Notes: This method works best for large scale studies where it is possible to generate a set of control arrays to use against many treatment sets (> 10 control arrays). Although a large number of control arrays are required, one set of controls can be used to analyze many experimental arrays. One major benefit is that the control arrays do not need to be processed on the same day as the drug arrays to obtain a good result.
One caveat is that it is important that the control arrays represent as diverse a set of samples as the treatment arrays (cells grown on different days, tag PCRs done in different runs etc.) otherwise the standard deviation for tags in the control set will be deceptively small, making strains appear more sensitive/resistant than they actually are.
CelCompare (small scale studies):
- Multiply raw tag values by e0.00031*(tag intensity) to correct for array saturation.
- For each tag, average the normalized values for all unmasked replicates
- Normalize the averaged values using quantile normalization
- To estimate background hybridization, take the mean intensity of the unassigned tag probes.
- For each tag, take the log2 ratio of (control - background)/(treatment - background).
- For each strain, average all tags that are > 200 afu in the control arrays to obtain a final sensitivity score.
- Strains that are sensitive will have positive scores, while strains that are resistant will have negative scores.
- The score corresponds to the log2 ratio of cells present in the control vs. the treatment sample.
Notes: This method works best for small-scale studies where it would be inconvenient to generate the large number of control arrays required for non- parametric analysis. Because only a small number of control arrays are used, it is best to use control and drug arrays that were processed together (cells grown on the same day, PCR amplified together, etc.) to minimize any variation between the control and drug samples that is not related to the treatment.

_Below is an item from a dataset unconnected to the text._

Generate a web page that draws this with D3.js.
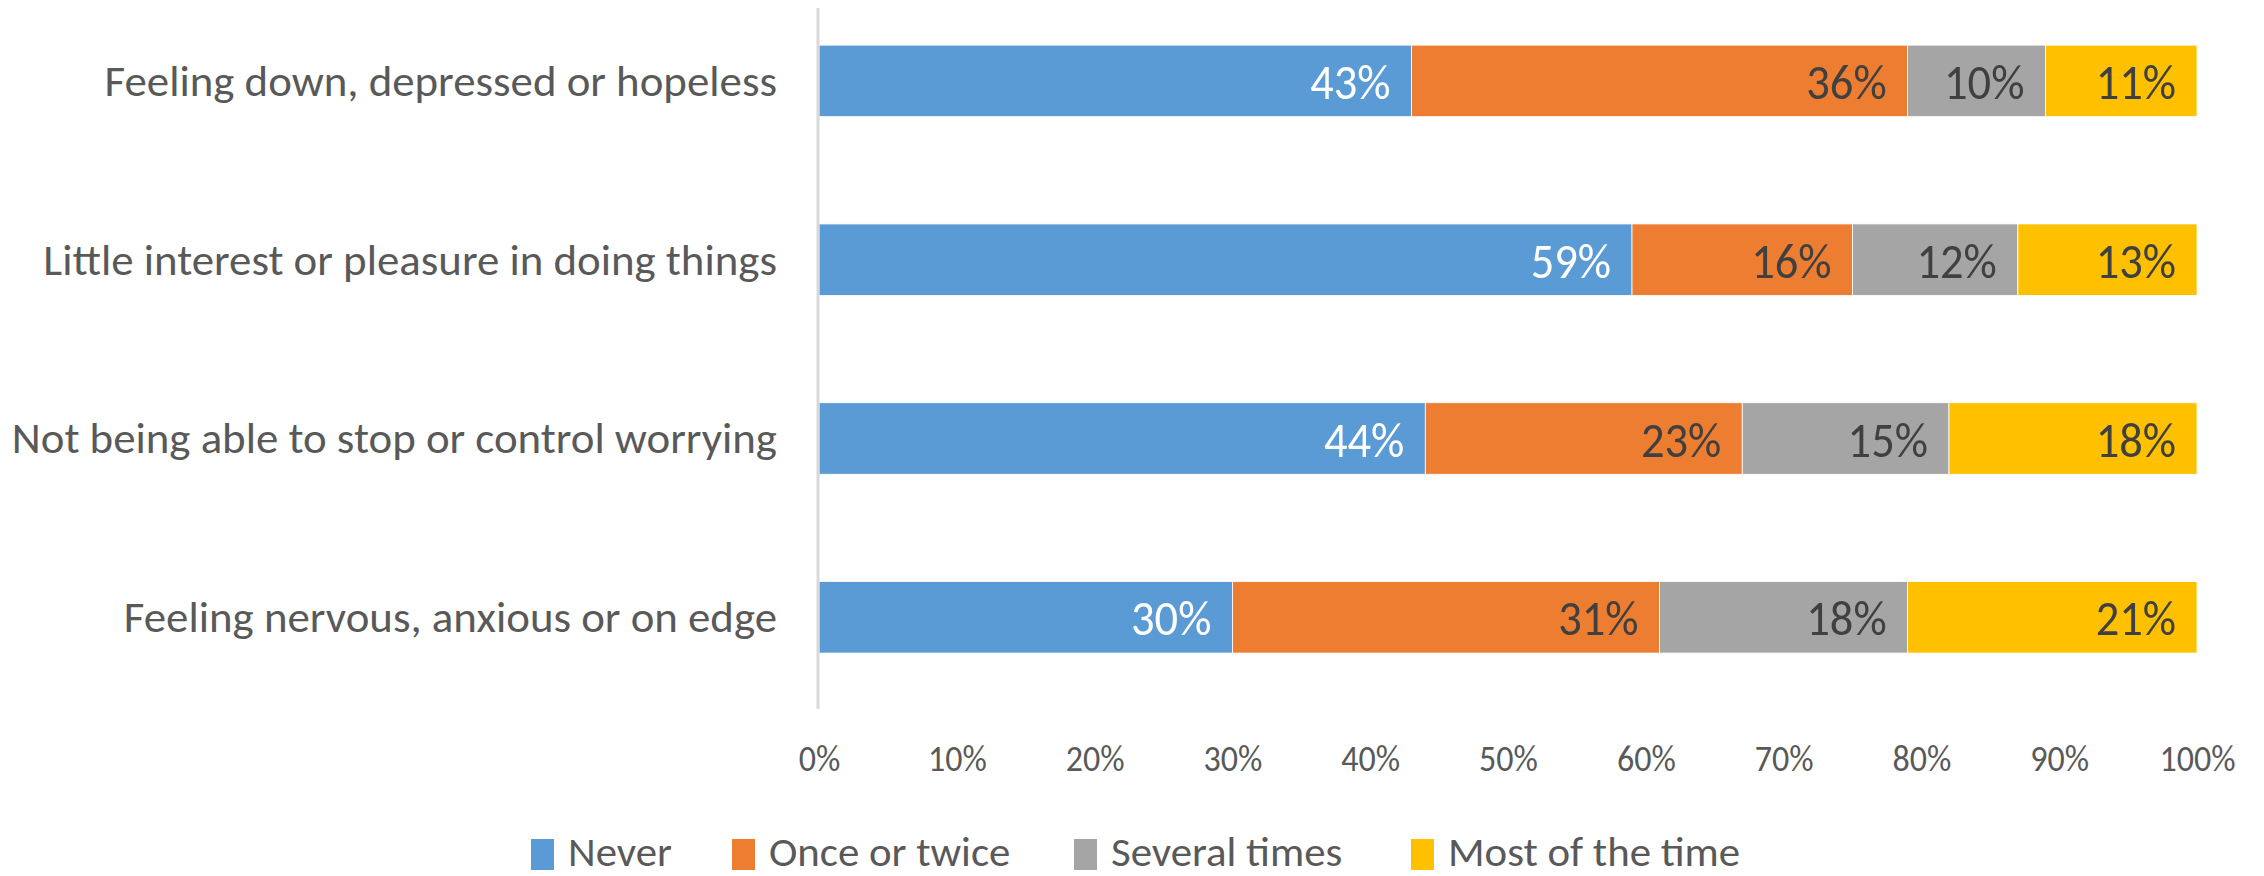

Any strains for which the treatment value is indistinguishable from background have reached there maximum sensitivity score, so they may actually be more sensitive than they appear in your data. To resolve the sensitivity of these strains, sample earlier time points or examine the growth of the strain individually as described below.
The data for strains with low representation in the pool is prone to noise due to increased sampling error. One class of strains that is especially prone to this problem is the slow-growing strains1, so data from these strains should be carefully confirmed.
References
- Deutschbauer, A.M. et al. Mechanisms of haploinsufficiency revealed by genome-wide profiling in yeast. Genetics (2005).
- Bolstad, B.M., Irizarry, R.A., Astrand, M. & Speed, T.P. A comparison of normalization methods for high density oligonucleotide array data based on variance and bias. Bioinformatics 19, 185-93 (2003).